Earlier this week, I made this Facebook post: "I am a woman who did pre-internet era research, a woman who once thought that microfiche access was a huge improvement over microfilm access. As a seminary student in 2021, being able to get what I need from the library, by way of electronic resources, from 1000 miles away, I feel like a medieval monk, used to a certain kind of scriptorium, who is shown a portal into a world that once seemed only possible in science fiction."
When I got to grad school, the card catalogue was still on paper cards stored in drawers. Over the next few years, 1988-1991, the library transitioned to an electronic database. I was appalled that the library would just throw away the physical card catalogue, as I expected the electronic version to crash repeatedly. I'm glad I was wrong.
It still feels miraculous to me that so much is available from so far away. And I'm amused at my outrage when I come across the occasional source that is listed as "on the shelf."

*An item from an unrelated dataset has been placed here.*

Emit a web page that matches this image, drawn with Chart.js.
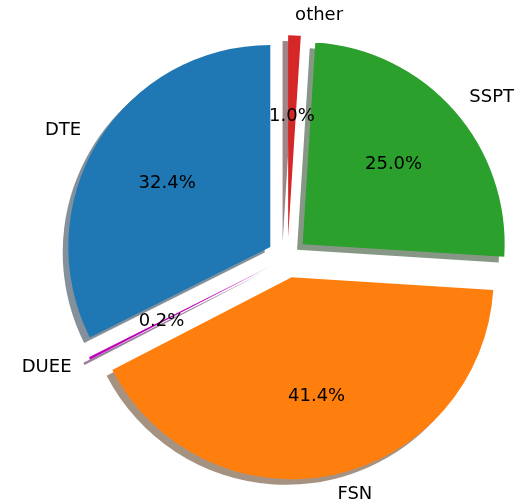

I had planned to have an evening of writing last night, as I'm trying to get ahead before the Thanksgiving break. I also thought about going to the tree lighting in the Arts Park across the street from me or at least watching it from my balcony. I wondered if the torrential rains would mean the event would be postponed. When the rains stopped, I decided to go see.
I'm glad I made the effort. There weren't many people in the park, which meant that every child who wanted to could be part of flipping the switch. There was a bit of a pause while the politicians onstage got updated about how the mysterious visitor would arrive. The announcement came, Santa and Mrs. Claus walked on stage, and small children ran with joy through the wet grass at the news of this visitor from the North Pole.
I felt a bit of weepiness hearing Bing Crosby sing "I'll Be Home for Christmas." Or maybe I was already feeling a bit of weepiness, the kind mixed with nostalgia and joy and happiness to be alive to see another holiday season. It was a good night to go out to see excited children and adults holding hands and various humans with their dogs, out to take in the holiday cheer on a strangely warm and windy night. It was the break I needed.